Between 1780 and 1820, Baptists enjoyed growth unparalleled by any other denomination save Methodism, increasing their churches from 456 to 2,700. (2) Because their views on religious liberty and separation of church and state suited the popular mood, they soon became "a truly American church." (3) Small wonder they have seldom distinguished popular sentiment on such matters as war and peace from their own.

Although Baptists in the United States are divided into more than fifty denominations, they have not differed much from one another on attitudes toward war and peace. Because Northern (now American) and Southern Baptists issued the most formal pronouncements, I will rely on them to indicate the mainstream of Baptist thought.

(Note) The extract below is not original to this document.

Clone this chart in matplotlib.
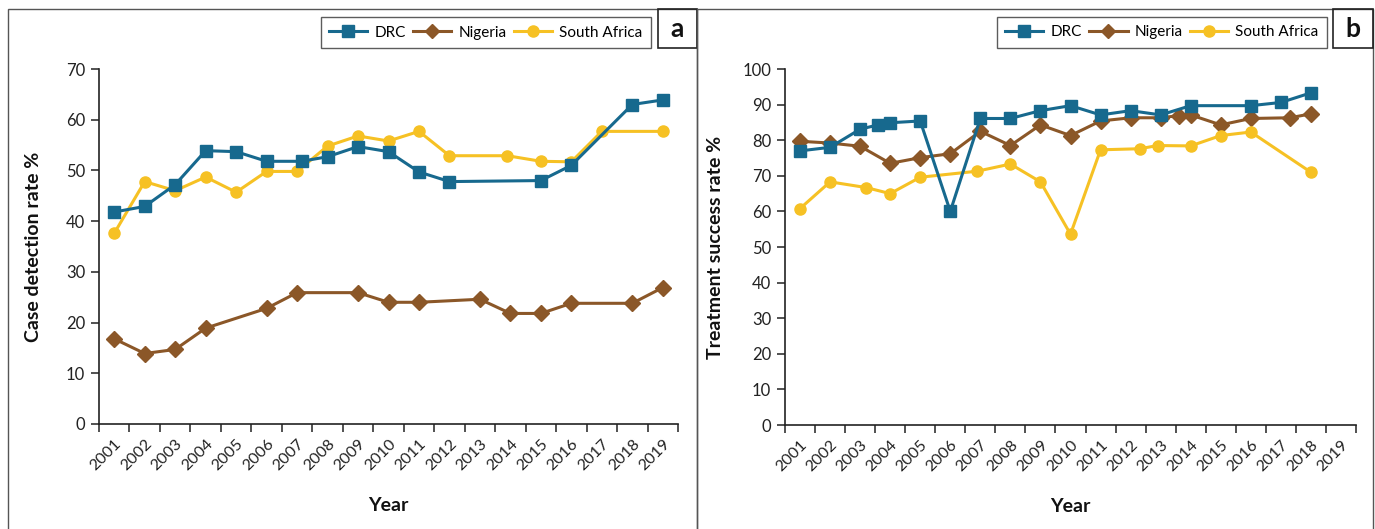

Individuals who diverged from this stream will be called on to document diversity, but they should not be counted representative of Baptist thinking.

Pacifism and Pacificism, 1914-1934

The First World War boosted pacifism among Baptists as well as among other Christian communions. Since the late third or early fourth centuries, rigorous opposition to the use of military force and even to service in the army has had consistent expression only among Mennonites, Brethren, and Quakers--three relatively small groups. Periodically, however, pacifist movements have washed over people and nations, thus touching virtually all communions, as they did during the onset of hostilities in World War I. In a flurry of organizing efforts on behalf of peace, the International Fellowship of Reconciliation came into existence in England in 1914. Pacifism, nevertheless, gained few adherents outside the peace churches until after the war. A Baptist Pacifist Fellowship did not develop until 1934.

World War I gave greater impetus to what was called "pacificism." Pacificists supported World War I but objected to war in general, opposed conscription for military service, and affirmed the right to conscientious objection. Pacificism grew during the 1920s, reaching a flood tide in the twelve years after the war.